OTS President's Welcome 2025

Professor Ian Bradley has become the new President of the Old Tonbridgian Society

WELCOME FROM THE OTS PRESIDENT

Ian Bradley (WH 63-68)

I was amazed when Richard Hough asked me if I would consider serving as President of the OT Society for the year 2025-2026. For a start, I live a very long way from the School – in the north east corner of the Pictish kingdom of Fife – and very seldom venture as far south as London, let alone into Jutish Kent. I also feel that I am considerably less qualified for this high public office than my distinguished immediate predecessors, Gerald Corbett, Anthony Seldon, Peter Fincham and Sherard Cowper Coles. Apart from anything else, they are all quite a bit younger than I am. My contemporary Robert Rodgers (aka Lord Lisvane) was six years younger than me when he held the office and my immediate thought that I was both too far away and too old to discharge the presidential duties. 

However, my fondness for my alma mater, and the encouragement of Richard Hough and others, prevailed, I agreed to his request, and I am delighted and honoured to serve as OT President for this coming year.

I have had what I think is nowadays referred to as a portfolio career – in other words I have dabbled in various very different worlds, journalistic, academic, literary, political, theological, and even ecclesiological.
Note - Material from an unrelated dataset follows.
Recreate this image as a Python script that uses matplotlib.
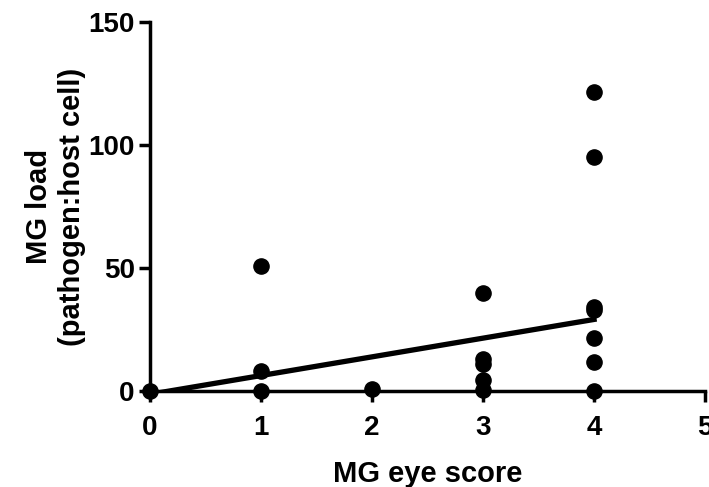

Following Tonbridge and Oxford, where I read history and stayed on to do a doctorate in the relationship between religion and politics in the early nineteenth century, I was a general trainee in the BBC, stood as a Liberal candidate in Sevenoaks in 1974, spent six and a half years on the staff of The Times ( for which I still regularly write), covering news, politics, education, and latterly being in the parliamentary lobby and writing features. I spent three very happy years in the early 1980s running general studies at Cranleigh School, acting as speech writer for several Liberal and Lib Dem party leaders and making documentaries and feature programmes for BBC Radio 4, Radio 3 and Radio 2.

Newly married, my wife Lucy and I moved to Scotland in 1986 for me to pursue theological studies at St Andrews prior to ordination in the Church of Scotland. My first post after ordination was as Head of Religious Broadcasting for BBC Scotland. I subsequently served as a psychiatric hospital chaplain and as lecturer and reader in church history and practical theology at Aberdeen and St Andrews universities where I particularly enjoyed teaching medical students the pastoral and spiritual aspects of medicine. I ended up as Principal of St Mary’s College, the Divinity School at St Andrews University, and Professor of Cultural and Spiritual History there. These various roles have been combined with unpaid ministries in various parish churches and with writing numerous books on subjects ranging from Celtic Christianity and hymnody through Liberal politics and theology to Gilbert and Sullivan and musical theatre. I still regularly take church services and conduct funerals around Fife and I hope to make it to my fiftieth published book before my arthritic fingers (or, more accurately, finger, as I have never learned to type properly) finally give out. I am currently on book number 48. I continue to take church services, preach and conduct funerals (and the occasional wedding).

My time at Tonbridge coincided with the McCrum years. One of the biggest ‘take aways’ from my schooldays was the daily experience of singing hymns in the chapel. During my presidential year, I am looking forward to joining in the (I hope still raucous and roof-raising) hymn singing, to preaching in what I will always regard as the new Chapel and to sitting in on lessons and savouring the vitality and energy of the School today. I shall also enjoy meeting fellow OTs, especially those of my own vintage, and communing with some of the present pupils in the School. We are a very lucky lot. I will certainly always be enormously grateful that my parents chose to send me to Tonbridge and it is a privilege and delight to be able to re-connect with the School in my twilight years. I will not, however, be connecting via a mobile phone as I do not have one and aim to get through my life without ever possessing this malign little instrument which I have no doubt at all McCrum would have thundered against from the pulpit and in his classroom beneath the Smythe Library. You can see the effect Tonbridge had on me!